──────── Dataset content ────────

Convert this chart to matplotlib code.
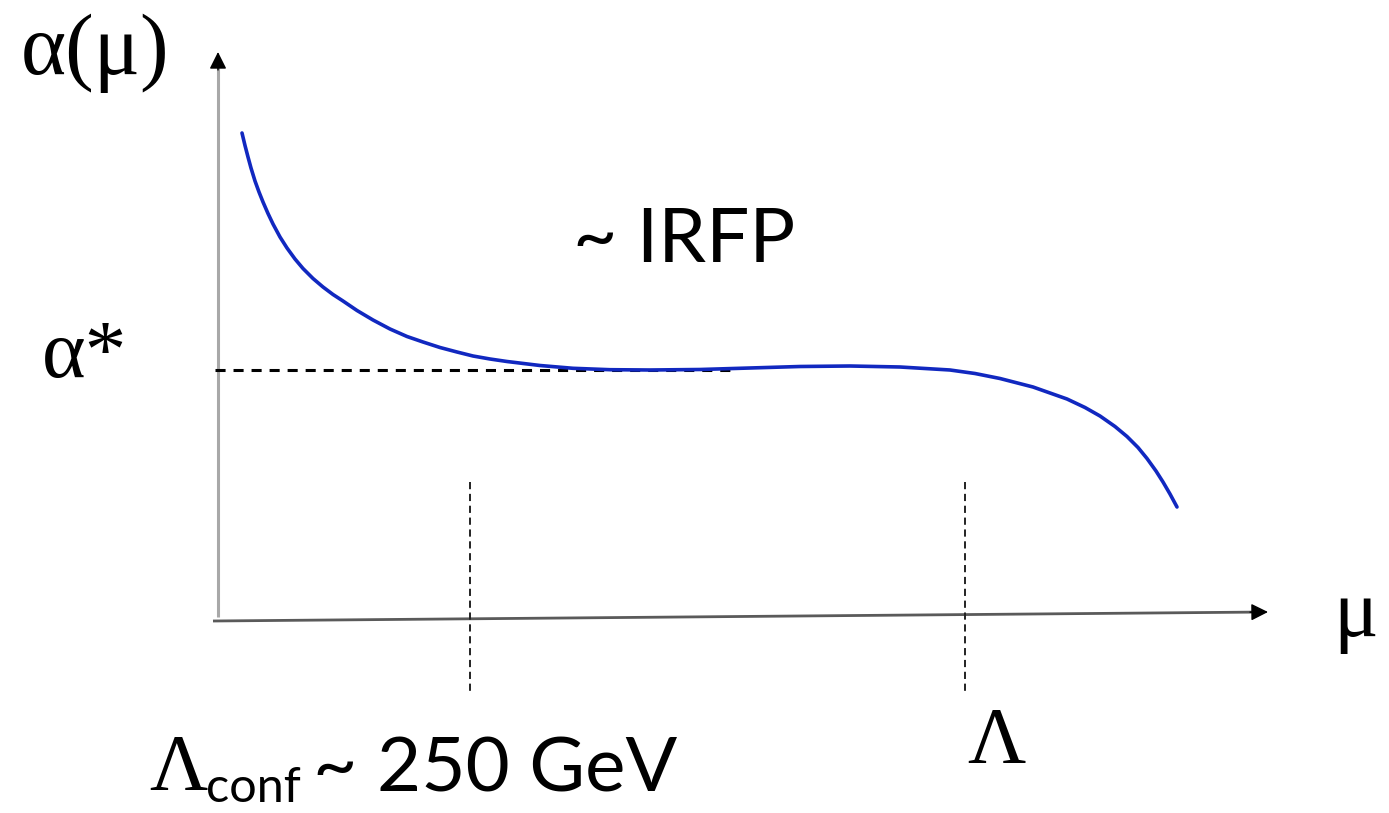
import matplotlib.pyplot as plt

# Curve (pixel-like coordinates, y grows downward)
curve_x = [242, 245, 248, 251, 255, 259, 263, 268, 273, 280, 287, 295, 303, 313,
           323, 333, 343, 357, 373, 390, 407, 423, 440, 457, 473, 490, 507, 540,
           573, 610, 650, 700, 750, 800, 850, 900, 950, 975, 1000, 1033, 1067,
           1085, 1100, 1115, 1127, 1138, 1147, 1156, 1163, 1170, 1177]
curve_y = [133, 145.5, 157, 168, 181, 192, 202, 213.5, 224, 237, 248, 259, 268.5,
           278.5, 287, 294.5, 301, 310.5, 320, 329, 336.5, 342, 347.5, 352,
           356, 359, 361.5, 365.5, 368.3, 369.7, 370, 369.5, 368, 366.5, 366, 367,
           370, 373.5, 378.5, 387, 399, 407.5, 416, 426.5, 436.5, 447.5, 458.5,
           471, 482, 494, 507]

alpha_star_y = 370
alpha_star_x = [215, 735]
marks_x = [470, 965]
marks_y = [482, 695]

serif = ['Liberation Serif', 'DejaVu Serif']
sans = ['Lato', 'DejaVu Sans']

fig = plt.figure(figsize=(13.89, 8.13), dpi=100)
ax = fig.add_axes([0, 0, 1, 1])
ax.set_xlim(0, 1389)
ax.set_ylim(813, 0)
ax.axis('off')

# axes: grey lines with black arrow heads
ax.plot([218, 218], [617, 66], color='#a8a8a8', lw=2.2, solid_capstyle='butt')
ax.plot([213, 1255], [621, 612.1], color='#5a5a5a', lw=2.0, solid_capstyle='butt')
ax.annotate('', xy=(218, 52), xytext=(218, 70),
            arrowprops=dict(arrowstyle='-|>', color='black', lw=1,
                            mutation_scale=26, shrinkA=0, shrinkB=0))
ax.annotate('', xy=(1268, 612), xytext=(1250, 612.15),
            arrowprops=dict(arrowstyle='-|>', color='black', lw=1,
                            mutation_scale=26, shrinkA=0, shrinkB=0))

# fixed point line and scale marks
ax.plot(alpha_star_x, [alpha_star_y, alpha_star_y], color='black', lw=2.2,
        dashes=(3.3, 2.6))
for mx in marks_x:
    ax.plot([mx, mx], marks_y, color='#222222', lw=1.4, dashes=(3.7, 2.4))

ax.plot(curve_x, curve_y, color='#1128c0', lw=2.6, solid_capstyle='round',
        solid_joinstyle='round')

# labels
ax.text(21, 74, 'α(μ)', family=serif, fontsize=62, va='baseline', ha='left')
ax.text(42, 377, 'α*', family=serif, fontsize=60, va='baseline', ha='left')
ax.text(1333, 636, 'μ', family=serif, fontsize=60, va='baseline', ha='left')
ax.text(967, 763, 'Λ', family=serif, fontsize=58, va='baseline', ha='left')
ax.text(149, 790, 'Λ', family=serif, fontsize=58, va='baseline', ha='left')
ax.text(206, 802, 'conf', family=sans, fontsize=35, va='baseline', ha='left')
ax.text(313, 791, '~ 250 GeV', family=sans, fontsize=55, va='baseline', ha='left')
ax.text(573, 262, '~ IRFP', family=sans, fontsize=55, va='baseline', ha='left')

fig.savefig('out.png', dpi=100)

────────

*Task requirements*: Copy out all of the data word for word. Do not carry over any picture.

*Solution*:
Convert this chart to matplotlib code.
import matplotlib.pyplot as plt

# Curve (pixel-like coordinates, y grows downward)
curve_x = [242, 245, 248, 251, 255, 259, 263, 268, 273, 280, 287, 295, 303, 313,
           323, 333, 343, 357, 373, 390, 407, 423, 440, 457, 473, 490, 507, 540,
           573, 610, 650, 700, 750, 800, 850, 900, 950, 975, 1000, 1033, 1067,
           1085, 1100, 1115, 1127, 1138, 1147, 1156, 1163, 1170, 1177]
curve_y = [133, 145.5, 157, 168, 181, 192, 202, 213.5, 224, 237, 248, 259, 268.5,
           278.5, 287, 294.5, 301, 310.5, 320, 329, 336.5, 342, 347.5, 352,
           356, 359, 361.5, 365.5, 368.3, 369.7, 370, 369.5, 368, 366.5, 366, 367,
           370, 373.5, 378.5, 387, 399, 407.5, 416, 426.5, 436.5, 447.5, 458.5,
           471, 482, 494, 507]

alpha_star_y = 370
alpha_star_x = [215, 735]
marks_x = [470, 965]
marks_y = [482, 695]

serif = ['Liberation Serif', 'DejaVu Serif']
sans = ['Lato', 'DejaVu Sans']

fig = plt.figure(figsize=(13.89, 8.13), dpi=100)
ax = fig.add_axes([0, 0, 1, 1])
ax.set_xlim(0, 1389)
ax.set_ylim(813, 0)
ax.axis('off')

# axes: grey lines with black arrow heads
ax.plot([218, 218], [617, 66], color='#a8a8a8', lw=2.2, solid_capstyle='butt')
ax.plot([213, 1255], [621, 612.1], color='#5a5a5a', lw=2.0, solid_capstyle='butt')
ax.annotate('', xy=(218, 52), xytext=(218, 70),
            arrowprops=dict(arrowstyle='-|>', color='black', lw=1,
                            mutation_scale=26, shrinkA=0, shrinkB=0))
ax.annotate('', xy=(1268, 612), xytext=(1250, 612.15),
            arrowprops=dict(arrowstyle='-|>', color='black', lw=1,
                            mutation_scale=26, shrinkA=0, shrinkB=0))

# fixed point line and scale marks
ax.plot(alpha_star_x, [alpha_star_y, alpha_star_y], color='black', lw=2.2,
        dashes=(3.3, 2.6))
for mx in marks_x:
    ax.plot([mx, mx], marks_y, color='#222222', lw=1.4, dashes=(3.7, 2.4))

ax.plot(curve_x, curve_y, color='#1128c0', lw=2.6, solid_capstyle='round',
        solid_joinstyle='round')

# labels
ax.text(21, 74, 'α(μ)', family=serif, fontsize=62, va='baseline', ha='left')
ax.text(42, 377, 'α*', family=serif, fontsize=60, va='baseline', ha='left')
ax.text(1333, 636, 'μ', family=serif, fontsize=60, va='baseline', ha='left')
ax.text(967, 763, 'Λ', family=serif, fontsize=58, va='baseline', ha='left')
ax.text(149, 790, 'Λ', family=serif, fontsize=58, va='baseline', ha='left')
ax.text(206, 802, 'conf', family=sans, fontsize=35, va='baseline', ha='left')
ax.text(313, 791, '~ 250 GeV', family=sans, fontsize=55, va='baseline', ha='left')
ax.text(573, 262, '~ IRFP', family=sans, fontsize=55, va='baseline', ha='left')

fig.savefig('out.png', dpi=100)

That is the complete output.